Honestly sometimes gpt is like a dog with a stick too wide to get through the door. It keeps banging on the door, and doesn’t look at the problem from another angle - even when you ask it “can do it this way”?

2 Likes

This is a great enhancement for one of the primary use cases - creating structured written materials. With the old version I usually found myself wanting to correct sections of the output but reprompting wouldn’t work or be much slower than just quickly editing it myself. Now this is seamlessly integrated – well done!

Two feature requests that came from my very first session of “co-authoring” a learning module on a particular topic:

  1. “read aloud” option for the selected text section.
  2. a quickbutton that basically prompts “execute this prompt” over the selected text. I find myself asking it to inject new content sections. Currently I then write the prompt into the canvas, then select it and then again type “do this” or “execute this prompt” or similar. so a quickbutton for processing the selected text like a prompt would be awesome!

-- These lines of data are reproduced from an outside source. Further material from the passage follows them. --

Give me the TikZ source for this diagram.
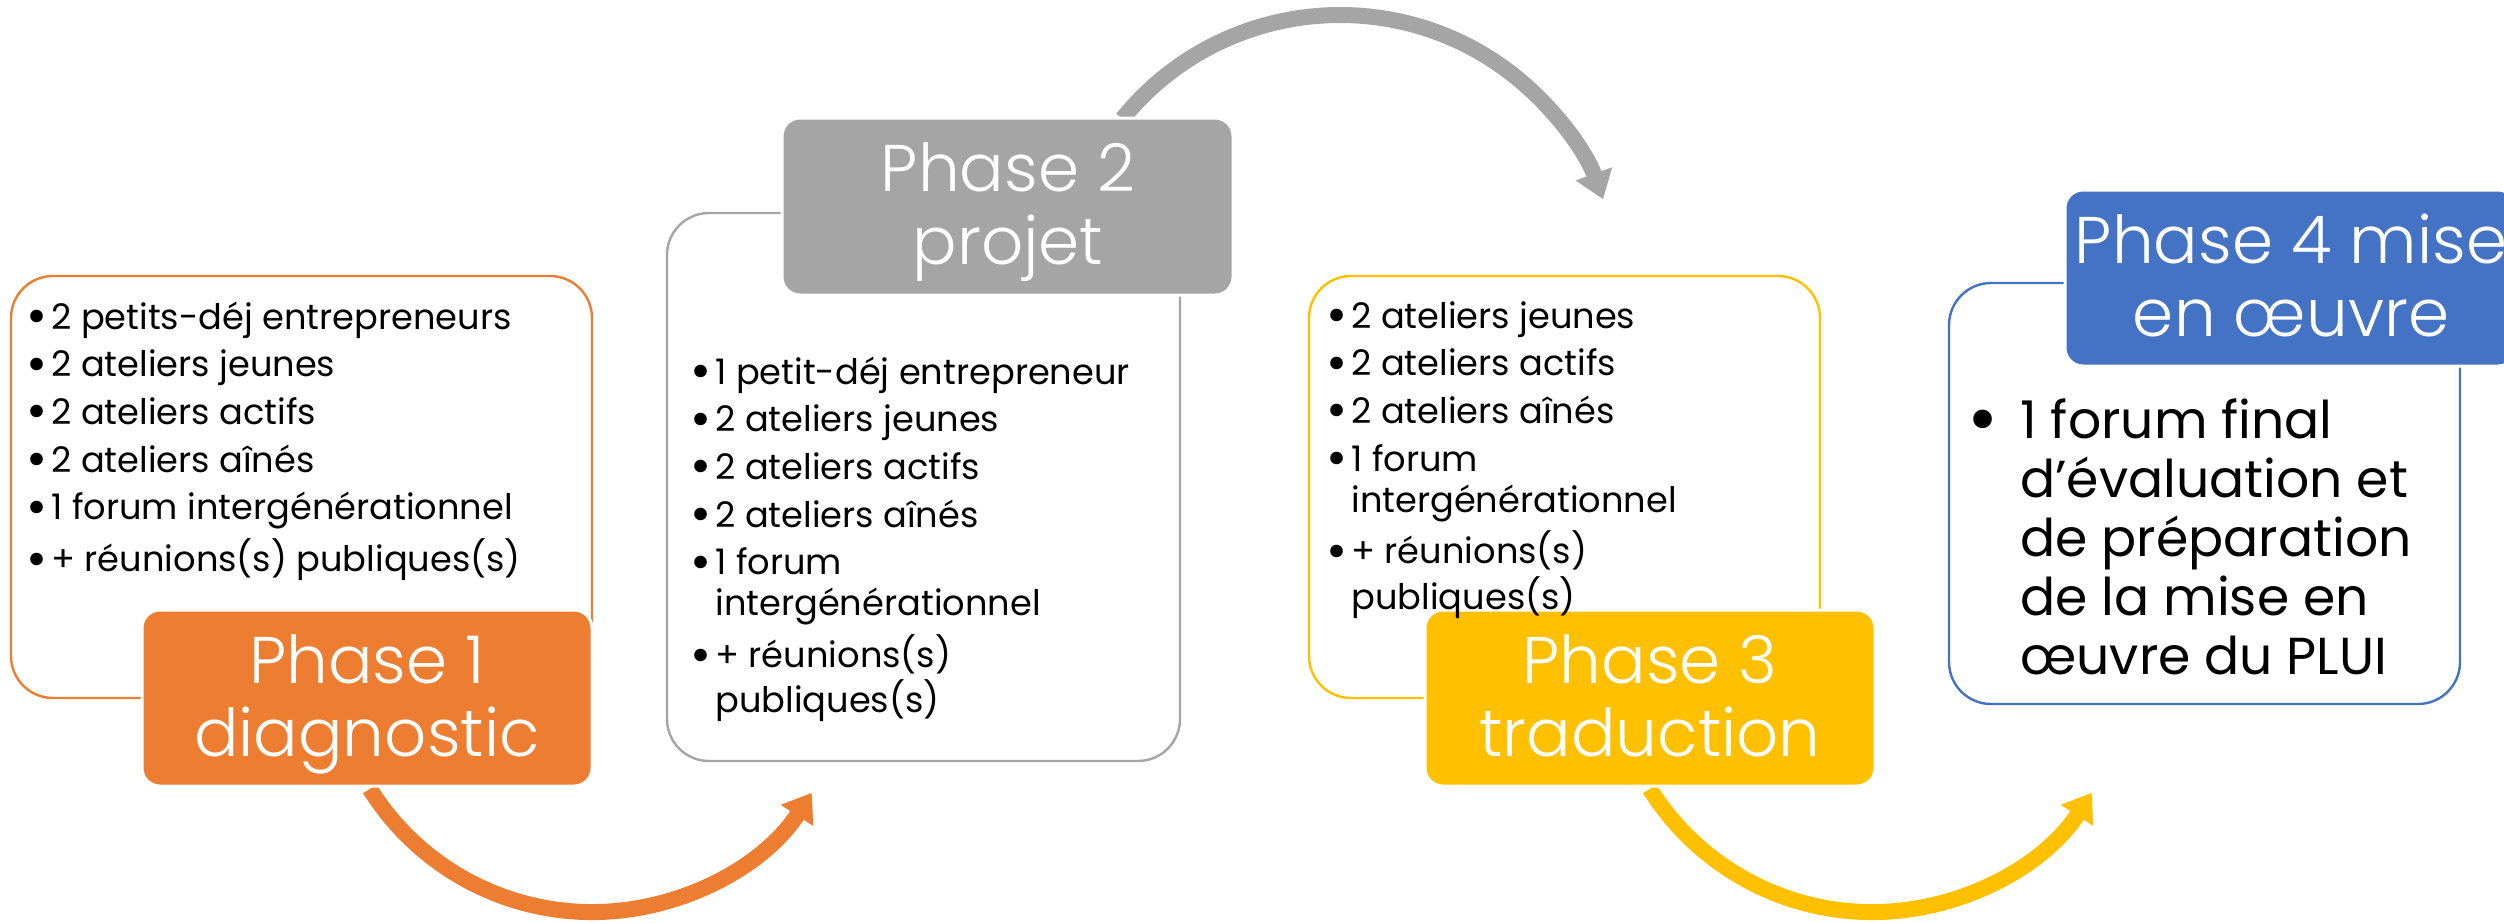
\documentclass[tikz,border=0pt]{standalone}
\usepackage{fontspec}
\setmainfont{Poppins}
\newfontfamily\titlefont{Poppins Light}
\usetikzlibrary{fit,arrows.meta}
\definecolor{orangeC}{HTML}{ED7D31}
\definecolor{grayC}{HTML}{A5A5A5}
\definecolor{yellowC}{HTML}{FFC000}
\definecolor{blueC}{HTML}{4472C4}
\newlength\bw
\newcommand\B{\makebox[\bw][l]{\raisebox{-0.13em}{\scalebox{1.45}{\textbullet}}}}
\tikzset{
  body/.style={draw, line width=1.2pt, rounded corners=21pt, inner sep=0pt},
  lab/.style={draw=white, line width=1.5pt, rounded corners=9pt, inner sep=0pt},
  ttl/.style={text=white, inner sep=0pt, anchor=base, font=\titlefont\fontsize{33}{36.5}\selectfont},
  txt/.style={inner sep=0pt, anchor=base west, font=\fontsize{17.6}{20.5}\selectfont\setlength\bw{12.5pt}},
  bigtxt/.style={inner sep=0pt, anchor=base west, font=\fontsize{26}{29.5}\selectfont\setlength\bw{26.5pt}},
  flow/.style={line width=8pt, -{Triangle[length=13.5pt,width=18.5pt]}},
}
\begin{document}
\begin{tikzpicture}[x=0.5pt,y=0.5pt]
\useasboundingbox (0,0) rectangle (2504,-922);
\clip (0,0) rectangle (2504,-922);
% arrows
\coordinate (a1) at (369.8,-788.9);
\coordinate (a2) at (1122.4,-118.8);
\coordinate (a3) at (1649.8,-788.9);
\draw[flow, orangeC] (a1) arc[start angle=212, end angle=327, radius=131pt];
\draw[flow, grayC] (a2) arc[start angle=141, end angle=20, radius=140pt];
\draw[flow, yellowC] (a3) arc[start angle=212, end angle=327, radius=131pt];
% phase 1
\node[body, draw=orangeC, fit={(11,-276)(592,-698)}] (b1) {};
\node[lab, fill=orangeC, fit={(142,-610)(592,-786)}] (l1) {};
\node[ttl] (n1) at (367,-683) {\begin{tabular}[t]{@{}c@{}}Phase 1\\diagnostic\end{tabular}};
\node[txt] (t1) at (26,-329) {\begin{tabular}[t]{@{}l@{}l@{}}
\B & 2 petits-déj entrepreneurs\\[3.35pt]
\B & 2 ateliers jeunes\\[3.35pt]
\B & 2 ateliers actifs\\[3.35pt]
\B & 2 ateliers aînés\\[3.35pt]
\B & 1 forum intergénérationnel\\[3.35pt]
\B & + réunions(s) publiques(s)
\end{tabular}};
% phase 2
\node[body, draw=grayC, fit={(667,-213)(1180,-761)}] (b2) {};
\node[lab, fill=grayC, fit={(782,-118)(1233,-295)}] (l2) {};
\node[ttl] (n2) at (1008,-191) {\begin{tabular}[t]{@{}c@{}}Phase 2\\projet\end{tabular}};
\node[txt] (t2) at (690,-384) {\begin{tabular}[t]{@{}l@{}l@{}}
\B & 1 petit-déj entrepreneur\\[3.35pt]
\B & 2 ateliers jeunes\\[3.35pt]
\B & 2 ateliers actifs\\[3.35pt]
\B & 2 ateliers aînés\\[3.35pt]
\B & 1 forum\\
   & intergénérationnel\\[3.35pt]
\B & + réunions(s)\\
   & publiques(s)
\end{tabular}};
% phase 3
\node[body, draw=yellowC, fit={(1309,-276)(1820,-698)}] (b3) {};
\node[lab, fill=yellowC, fit={(1425,-610)(1875,-786)}] (l3) {};
\node[ttl] (n3) at (1650,-683) {\begin{tabular}[t]{@{}c@{}}Phase 3\\traduction\end{tabular}};
\node[txt] (t3) at (1326,-328) {\begin{tabular}[t]{@{}l@{}l@{}}
\B & 2 ateliers jeunes\\[3.35pt]
\B & 2 ateliers actifs\\[3.35pt]
\B & 2 ateliers aînés\\[3.35pt]
\B & 1 forum\\
   & intergénérationnel\\[3.35pt]
\B & + réunions(s)\\
   & publiques(s)
\end{tabular}};
% phase 4
\node[body, draw=blueC, fit={(1949,-283)(2460,-704)}] (b4) {};
\node[lab, fill=blueC, fit={(2065,-190)(2516,-366)}] (l4) {};
\node[ttl] (n4) at (2291,-263) {\begin{tabular}[t]{@{}c@{}}Phase 4 mise\\en œuvre\end{tabular}};
\node[bigtxt] (t4) at (1967,-438) {\begin{tabular}[t]{@{}l@{}l@{}}
\B & 1 forum final\\
   & d’évaluation et\\
   & de préparation\\
   & de la mise en\\
   & œuvre du PLUI
\end{tabular}};
\end{tikzpicture}
\end{document}
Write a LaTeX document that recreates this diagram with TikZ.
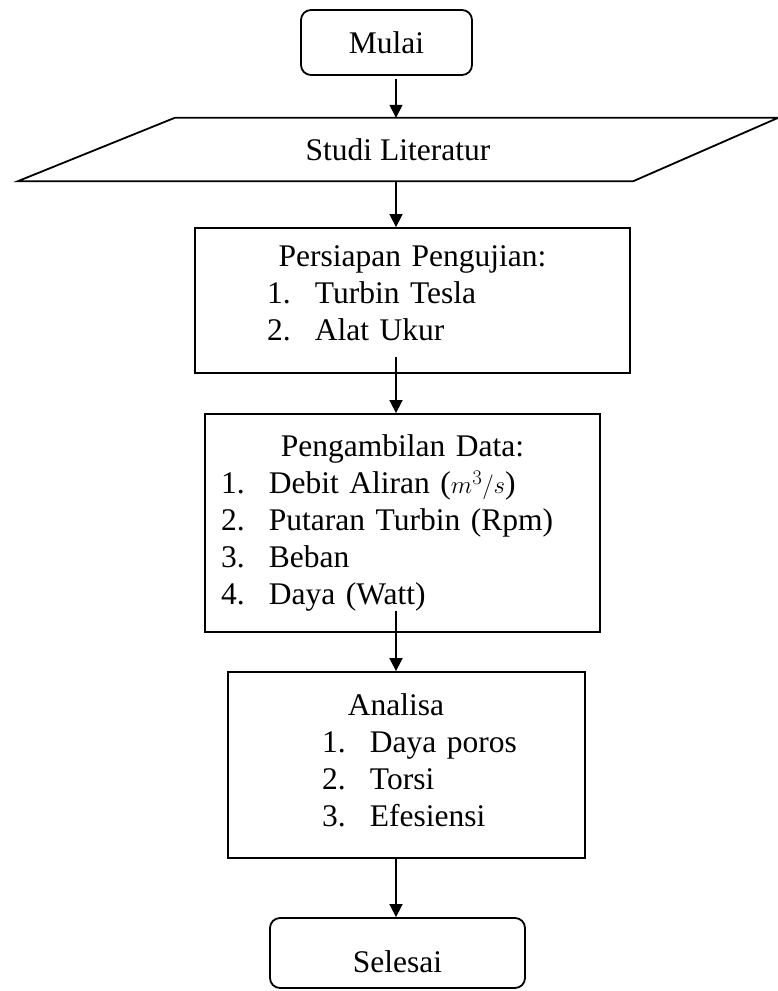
\documentclass[tikz,border=0pt]{standalone}
\usepackage{fontspec}
\setmainfont{Liberation Serif}
\usetikzlibrary{arrows.meta,positioning}
\tikzset{
  >={Triangle[length=13pt,width=13pt]},
  every node/.style={font=\fontsize{31.5}{37}\selectfont},
  term/.style={draw, line width=1.8pt, rounded corners=10pt, minimum width=171pt, minimum height=65pt},
  io/.style={rectangle, minimum width=615pt, minimum height=63pt},
  outline/.style={line width=1.8pt, line join=miter},
  block/.style={draw, rectangle, line width=1.8pt},
  txt/.style={align=left, inner sep=0pt},
  flow/.style={->, line width=1.6pt},
}
\newcommand{\flowitem}[3]{\hspace*{#1}\makebox[48pt][l]{#2}#3}

\begin{document}
\begin{tikzpicture}[x=1pt,y=-1pt]
    \useasboundingbox (0,0) rectangle (778,991);
    \coordinate (axis) at (396,0);

    \node [term] (start) at (386.5,42.5) {Mulai};

    \node [io] (lit) at (398,149.5) {Studi Literatur};
    \draw [outline] ([xshift=-72.5pt]lit.south west) -- ([xshift=84.5pt]lit.north west)
        -- ([xshift=72.5pt]lit.north east) -- ([xshift=-72.5pt]lit.south east) -- cycle;

    \node [block, minimum width=435pt, minimum height=145pt] (prep) at (412.5,300.5) {};
    \node [txt, text width=435pt] (preptext) at (412.5,293.5)
    {
        \makebox[\hsize]{Persiapan Pengujian:}
        \\
        \flowitem{72pt}{1.}{Turbin Tesla}
        \\
        \flowitem{72pt}{2.}{Alat Ukur}
    };

    \node [block, minimum width=395pt, minimum height=218pt] (data) at (402.5,523) {};
    \node [txt, text width=395pt] (datatext) at (402.5,523)
    {
        \makebox[\hsize]{Pengambilan Data:}
        \\
        \flowitem{16pt}{1.}{Debit Aliran (\(m^3/s\))}
        \\
        \flowitem{16pt}{2.}{Putaran Turbin (Rpm)}
        \\
        \flowitem{16pt}{3.}{Beban}
        \\
        \flowitem{16pt}{4.}{Daya (Watt)}
    };

    \node [block, minimum width=357pt, minimum height=186pt] (anal) at (406.5,765) {};
    \node [txt, text width=357pt] (analtext) at (406.5,760)
    {
        \makebox[\hsize]{\hspace*{-21pt}Analisa}
        \\
        \flowitem{94pt}{1.}{Daya poros}
        \\
        \flowitem{94pt}{2.}{Torsi}
        \\
        \flowitem{94pt}{3.}{Efesiensi}
    };

    \node [term, minimum width=255pt, minimum height=70pt, text height=39pt, text depth=0pt] (stop) at (397.5,953) {Selesai};

    \draw[flow] ([yshift=-3pt]start.south -| axis) -- (lit.north -| axis);
    \draw[flow] (lit.south -| axis) -- (prep.north -| axis);
    \draw[flow] ([yshift=17pt]prep.south -| axis) -- (data.north -| axis);
    \draw[flow] ([yshift=22pt]data.south -| axis) -- (anal.north -| axis);
    \draw[flow] (anal.south -| axis) -- (stop.north -| axis);

\end{tikzpicture}
\end{document}
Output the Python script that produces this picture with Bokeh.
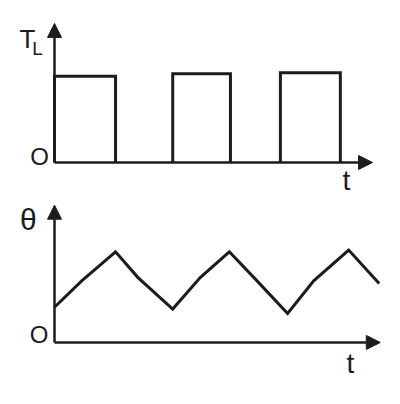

Thanks again for this great enhancement.

2 Likes

Been using it extensively but for multidocuments it’s very buggy.
System titles cant be changed, Files cannot be deleted archived.
Canvas files are made whenever it feels like it, even when asking not to.
Putting them in lockdown/readonly helps constant creation and editing without any reason, but also not watertight. Versioning is nice, but edit comparisons are missing, adjustments after creation is practically impossible, it loops immediatly after inline edit requests, and inchat less, but most of the time, clear the whole canvas, say your cleared it totally and start from scratchs works, but surely surpasses the concept.
Also in canvas session you need to constantly ask to not create canvas files after any question or suggestion. You also need to be able to turn updates of specific and/or all canvasses OFF and incl. creation of new canvasses.
At some points, it just started duplicating existing canvasses, from the chat just in conversations, And beware if you have an open canvas window, your chat is not available to do anything else than create new ones of failing any inline changes.

Apart from that, the fact i cant even get a single download anymore generated, let alone a zip file, even if it can and seldom is able to zip.
I’m currently only able to use 4o and 4o canvas, accepting the only extraction method of md and json is by forcing it to use a code window and copy manually.
Am I the only one here pushing and testing this intense or am i doing something wrong? Very interested in other peoples experience the last few days with canvas and 4o.

It is still very immature. And it needs a special trained LLM for coding, not the universal ChatGPT.
It helped me a bit, but in the same time it is a source for frustration.